Given task ->
Look through the lines below and extract any with the word "What".

Extracted data entries ->
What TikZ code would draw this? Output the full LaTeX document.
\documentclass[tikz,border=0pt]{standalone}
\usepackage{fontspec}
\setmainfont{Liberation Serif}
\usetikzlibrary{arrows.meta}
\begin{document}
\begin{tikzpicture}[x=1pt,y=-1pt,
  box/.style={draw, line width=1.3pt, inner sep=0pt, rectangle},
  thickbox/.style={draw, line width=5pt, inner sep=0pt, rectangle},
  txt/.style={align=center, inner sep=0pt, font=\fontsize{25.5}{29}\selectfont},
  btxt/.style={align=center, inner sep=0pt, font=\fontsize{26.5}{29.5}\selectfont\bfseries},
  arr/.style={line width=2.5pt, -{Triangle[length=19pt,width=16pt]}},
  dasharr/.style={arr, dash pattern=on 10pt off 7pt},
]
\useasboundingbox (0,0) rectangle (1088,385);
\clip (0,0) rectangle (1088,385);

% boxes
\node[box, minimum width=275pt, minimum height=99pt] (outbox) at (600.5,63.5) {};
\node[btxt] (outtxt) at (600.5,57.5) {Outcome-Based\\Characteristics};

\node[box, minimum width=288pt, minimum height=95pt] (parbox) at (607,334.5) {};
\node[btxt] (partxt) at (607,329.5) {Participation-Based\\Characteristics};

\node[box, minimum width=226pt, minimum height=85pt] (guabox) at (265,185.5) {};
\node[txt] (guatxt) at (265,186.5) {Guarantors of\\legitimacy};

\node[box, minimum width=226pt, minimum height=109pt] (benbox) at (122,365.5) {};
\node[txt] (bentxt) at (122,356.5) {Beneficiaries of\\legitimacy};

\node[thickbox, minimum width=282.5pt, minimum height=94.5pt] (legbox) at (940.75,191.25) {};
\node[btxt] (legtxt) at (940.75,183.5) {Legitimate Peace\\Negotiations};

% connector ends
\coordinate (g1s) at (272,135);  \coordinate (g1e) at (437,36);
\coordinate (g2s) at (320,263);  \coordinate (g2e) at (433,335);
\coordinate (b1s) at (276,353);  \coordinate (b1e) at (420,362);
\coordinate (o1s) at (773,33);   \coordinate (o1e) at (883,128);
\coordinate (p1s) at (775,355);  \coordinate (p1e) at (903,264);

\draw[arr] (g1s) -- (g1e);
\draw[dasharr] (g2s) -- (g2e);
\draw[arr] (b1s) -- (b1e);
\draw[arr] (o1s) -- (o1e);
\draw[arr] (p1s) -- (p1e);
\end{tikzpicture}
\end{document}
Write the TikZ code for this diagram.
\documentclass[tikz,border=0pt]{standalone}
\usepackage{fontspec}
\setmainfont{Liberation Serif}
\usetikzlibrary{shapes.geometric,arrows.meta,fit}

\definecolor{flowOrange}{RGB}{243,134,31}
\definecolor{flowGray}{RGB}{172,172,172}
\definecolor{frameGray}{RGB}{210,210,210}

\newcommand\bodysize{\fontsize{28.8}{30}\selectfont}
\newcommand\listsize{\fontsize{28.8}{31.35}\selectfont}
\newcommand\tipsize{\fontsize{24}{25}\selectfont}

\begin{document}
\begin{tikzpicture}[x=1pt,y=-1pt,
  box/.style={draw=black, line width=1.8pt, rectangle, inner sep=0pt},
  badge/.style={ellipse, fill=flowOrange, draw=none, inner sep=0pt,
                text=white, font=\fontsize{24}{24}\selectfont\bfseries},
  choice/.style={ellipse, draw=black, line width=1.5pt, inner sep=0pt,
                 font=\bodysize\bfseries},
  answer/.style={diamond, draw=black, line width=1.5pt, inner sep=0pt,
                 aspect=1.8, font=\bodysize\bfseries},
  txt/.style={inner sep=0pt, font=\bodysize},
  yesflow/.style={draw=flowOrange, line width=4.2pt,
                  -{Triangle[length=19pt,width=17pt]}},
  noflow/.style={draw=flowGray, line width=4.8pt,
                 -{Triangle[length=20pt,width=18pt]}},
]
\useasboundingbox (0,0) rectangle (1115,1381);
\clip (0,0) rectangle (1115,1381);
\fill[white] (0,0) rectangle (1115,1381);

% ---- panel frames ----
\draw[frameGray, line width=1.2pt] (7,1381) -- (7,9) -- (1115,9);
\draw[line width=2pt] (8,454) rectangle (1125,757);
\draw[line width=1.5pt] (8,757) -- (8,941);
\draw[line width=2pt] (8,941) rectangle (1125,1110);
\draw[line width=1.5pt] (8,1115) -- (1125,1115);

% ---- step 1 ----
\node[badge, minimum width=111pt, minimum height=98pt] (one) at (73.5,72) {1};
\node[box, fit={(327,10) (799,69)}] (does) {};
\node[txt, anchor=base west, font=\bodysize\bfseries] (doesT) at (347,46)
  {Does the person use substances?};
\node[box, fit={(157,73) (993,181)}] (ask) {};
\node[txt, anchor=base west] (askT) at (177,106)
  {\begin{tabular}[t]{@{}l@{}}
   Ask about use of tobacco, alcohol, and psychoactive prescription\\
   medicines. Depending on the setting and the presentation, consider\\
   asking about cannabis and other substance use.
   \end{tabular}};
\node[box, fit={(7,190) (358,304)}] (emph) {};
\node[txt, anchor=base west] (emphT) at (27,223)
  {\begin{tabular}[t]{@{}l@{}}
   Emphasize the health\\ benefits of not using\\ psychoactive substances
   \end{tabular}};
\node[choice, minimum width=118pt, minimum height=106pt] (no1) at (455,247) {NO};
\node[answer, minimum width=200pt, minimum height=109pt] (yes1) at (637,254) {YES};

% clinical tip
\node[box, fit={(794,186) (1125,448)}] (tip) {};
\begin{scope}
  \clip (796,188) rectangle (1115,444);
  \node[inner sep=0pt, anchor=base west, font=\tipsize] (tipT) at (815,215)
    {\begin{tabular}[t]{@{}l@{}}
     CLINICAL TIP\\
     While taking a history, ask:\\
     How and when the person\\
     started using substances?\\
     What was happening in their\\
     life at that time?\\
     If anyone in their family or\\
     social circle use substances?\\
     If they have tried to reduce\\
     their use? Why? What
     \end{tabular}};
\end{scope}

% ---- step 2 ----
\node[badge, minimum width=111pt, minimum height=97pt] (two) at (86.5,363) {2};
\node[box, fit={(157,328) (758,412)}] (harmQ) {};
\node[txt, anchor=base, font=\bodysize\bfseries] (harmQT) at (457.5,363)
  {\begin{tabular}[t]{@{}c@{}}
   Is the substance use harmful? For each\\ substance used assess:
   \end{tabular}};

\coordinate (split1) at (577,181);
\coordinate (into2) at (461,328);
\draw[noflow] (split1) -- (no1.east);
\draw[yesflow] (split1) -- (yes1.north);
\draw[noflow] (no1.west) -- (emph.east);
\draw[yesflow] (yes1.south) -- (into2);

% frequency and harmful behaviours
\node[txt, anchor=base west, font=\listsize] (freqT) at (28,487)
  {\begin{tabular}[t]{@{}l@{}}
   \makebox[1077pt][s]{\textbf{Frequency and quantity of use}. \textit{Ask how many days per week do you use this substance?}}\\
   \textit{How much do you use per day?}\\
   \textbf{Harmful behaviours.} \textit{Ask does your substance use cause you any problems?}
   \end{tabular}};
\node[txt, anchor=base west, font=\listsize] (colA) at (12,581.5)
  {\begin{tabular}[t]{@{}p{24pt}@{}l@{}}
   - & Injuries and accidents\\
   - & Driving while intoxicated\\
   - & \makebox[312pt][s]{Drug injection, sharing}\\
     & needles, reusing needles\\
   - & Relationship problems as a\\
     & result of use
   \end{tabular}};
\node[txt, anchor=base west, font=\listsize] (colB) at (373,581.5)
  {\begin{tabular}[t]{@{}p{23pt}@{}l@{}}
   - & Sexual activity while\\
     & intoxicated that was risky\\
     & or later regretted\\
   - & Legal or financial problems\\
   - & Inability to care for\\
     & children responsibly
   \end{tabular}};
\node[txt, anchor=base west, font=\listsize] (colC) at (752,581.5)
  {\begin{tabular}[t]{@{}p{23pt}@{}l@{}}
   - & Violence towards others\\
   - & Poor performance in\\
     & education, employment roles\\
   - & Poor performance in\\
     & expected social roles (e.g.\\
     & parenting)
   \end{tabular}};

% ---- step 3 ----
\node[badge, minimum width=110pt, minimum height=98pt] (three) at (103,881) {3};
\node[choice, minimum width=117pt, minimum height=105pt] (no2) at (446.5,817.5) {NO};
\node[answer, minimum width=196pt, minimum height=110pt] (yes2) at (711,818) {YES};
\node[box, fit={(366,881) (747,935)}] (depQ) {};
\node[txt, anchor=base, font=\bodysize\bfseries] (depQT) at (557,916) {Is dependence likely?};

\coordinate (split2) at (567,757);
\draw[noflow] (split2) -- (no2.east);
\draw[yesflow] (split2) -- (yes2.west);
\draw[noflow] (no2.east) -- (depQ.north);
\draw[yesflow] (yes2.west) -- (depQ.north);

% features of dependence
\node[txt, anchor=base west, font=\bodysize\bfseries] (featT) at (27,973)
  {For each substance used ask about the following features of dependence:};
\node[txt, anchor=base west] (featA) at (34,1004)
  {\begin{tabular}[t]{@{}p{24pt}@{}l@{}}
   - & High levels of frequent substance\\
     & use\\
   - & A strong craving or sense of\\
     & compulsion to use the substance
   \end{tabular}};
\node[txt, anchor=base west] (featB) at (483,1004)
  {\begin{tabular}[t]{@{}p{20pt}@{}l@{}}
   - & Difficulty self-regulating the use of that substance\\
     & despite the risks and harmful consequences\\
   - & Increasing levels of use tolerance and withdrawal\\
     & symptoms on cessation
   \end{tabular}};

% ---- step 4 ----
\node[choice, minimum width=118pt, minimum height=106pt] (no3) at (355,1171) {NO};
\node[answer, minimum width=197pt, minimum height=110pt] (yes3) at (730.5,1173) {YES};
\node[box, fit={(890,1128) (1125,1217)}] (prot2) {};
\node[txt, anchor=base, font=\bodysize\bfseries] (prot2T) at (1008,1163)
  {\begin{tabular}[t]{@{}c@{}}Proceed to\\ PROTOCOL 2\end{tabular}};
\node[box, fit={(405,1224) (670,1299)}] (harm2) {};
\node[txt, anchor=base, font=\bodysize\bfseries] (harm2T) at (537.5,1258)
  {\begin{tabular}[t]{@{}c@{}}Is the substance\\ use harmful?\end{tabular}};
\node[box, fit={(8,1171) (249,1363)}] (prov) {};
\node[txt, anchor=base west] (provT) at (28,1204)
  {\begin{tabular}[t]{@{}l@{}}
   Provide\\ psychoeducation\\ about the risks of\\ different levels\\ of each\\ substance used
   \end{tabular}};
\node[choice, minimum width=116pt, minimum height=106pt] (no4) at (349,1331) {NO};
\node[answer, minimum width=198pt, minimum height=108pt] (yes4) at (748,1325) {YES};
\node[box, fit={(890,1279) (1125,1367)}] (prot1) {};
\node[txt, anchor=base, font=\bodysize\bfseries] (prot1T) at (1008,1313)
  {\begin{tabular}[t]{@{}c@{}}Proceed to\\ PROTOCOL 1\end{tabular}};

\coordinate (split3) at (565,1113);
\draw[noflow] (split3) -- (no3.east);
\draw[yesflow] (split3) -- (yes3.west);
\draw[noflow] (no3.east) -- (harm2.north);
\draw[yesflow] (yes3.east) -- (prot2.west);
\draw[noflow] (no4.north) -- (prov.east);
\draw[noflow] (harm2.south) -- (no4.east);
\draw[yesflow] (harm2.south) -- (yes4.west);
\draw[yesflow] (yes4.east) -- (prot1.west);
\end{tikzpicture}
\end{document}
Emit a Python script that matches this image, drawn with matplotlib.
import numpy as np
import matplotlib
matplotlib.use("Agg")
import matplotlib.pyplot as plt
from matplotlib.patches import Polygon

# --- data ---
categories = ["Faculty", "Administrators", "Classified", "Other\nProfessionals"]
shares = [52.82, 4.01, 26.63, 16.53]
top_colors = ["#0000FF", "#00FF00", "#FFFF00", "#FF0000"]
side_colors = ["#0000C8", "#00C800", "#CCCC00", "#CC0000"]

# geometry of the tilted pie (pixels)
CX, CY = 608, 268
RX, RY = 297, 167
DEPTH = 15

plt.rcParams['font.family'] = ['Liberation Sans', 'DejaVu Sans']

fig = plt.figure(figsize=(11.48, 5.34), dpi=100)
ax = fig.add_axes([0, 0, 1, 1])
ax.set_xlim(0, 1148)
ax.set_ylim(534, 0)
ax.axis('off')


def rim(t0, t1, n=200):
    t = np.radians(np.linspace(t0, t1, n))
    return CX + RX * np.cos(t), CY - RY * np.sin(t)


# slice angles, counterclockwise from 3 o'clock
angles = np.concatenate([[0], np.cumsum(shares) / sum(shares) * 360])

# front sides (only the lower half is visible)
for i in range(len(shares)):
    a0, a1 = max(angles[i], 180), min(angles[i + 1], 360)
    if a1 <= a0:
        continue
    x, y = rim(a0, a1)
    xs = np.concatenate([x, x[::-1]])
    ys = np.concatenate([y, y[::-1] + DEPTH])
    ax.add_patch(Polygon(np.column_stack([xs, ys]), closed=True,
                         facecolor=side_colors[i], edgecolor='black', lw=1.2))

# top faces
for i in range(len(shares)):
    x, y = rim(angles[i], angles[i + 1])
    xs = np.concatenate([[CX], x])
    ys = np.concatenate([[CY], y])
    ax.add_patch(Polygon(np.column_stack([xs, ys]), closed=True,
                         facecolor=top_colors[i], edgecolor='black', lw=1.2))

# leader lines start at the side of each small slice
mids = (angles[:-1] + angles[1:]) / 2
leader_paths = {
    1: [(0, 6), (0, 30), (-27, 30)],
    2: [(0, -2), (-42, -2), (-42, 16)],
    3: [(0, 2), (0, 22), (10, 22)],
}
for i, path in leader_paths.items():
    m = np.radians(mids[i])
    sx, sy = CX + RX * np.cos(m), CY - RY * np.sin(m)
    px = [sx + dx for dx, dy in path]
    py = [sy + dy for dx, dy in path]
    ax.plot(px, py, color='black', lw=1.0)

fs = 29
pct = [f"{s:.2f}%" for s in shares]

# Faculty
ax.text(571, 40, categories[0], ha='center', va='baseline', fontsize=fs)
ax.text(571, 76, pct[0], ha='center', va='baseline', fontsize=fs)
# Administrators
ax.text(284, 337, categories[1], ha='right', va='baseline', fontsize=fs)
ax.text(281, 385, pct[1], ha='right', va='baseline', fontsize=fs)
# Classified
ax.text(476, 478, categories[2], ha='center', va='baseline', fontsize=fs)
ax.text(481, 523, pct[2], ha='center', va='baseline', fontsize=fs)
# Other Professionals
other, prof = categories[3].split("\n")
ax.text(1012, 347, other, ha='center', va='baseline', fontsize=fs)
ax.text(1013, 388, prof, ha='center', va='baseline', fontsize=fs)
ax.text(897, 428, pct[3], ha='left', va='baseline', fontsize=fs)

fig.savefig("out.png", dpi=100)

Result of the task ->
What TikZ code would draw this? Output the full LaTeX document.
     What was happening in their\\
     their use? Why? What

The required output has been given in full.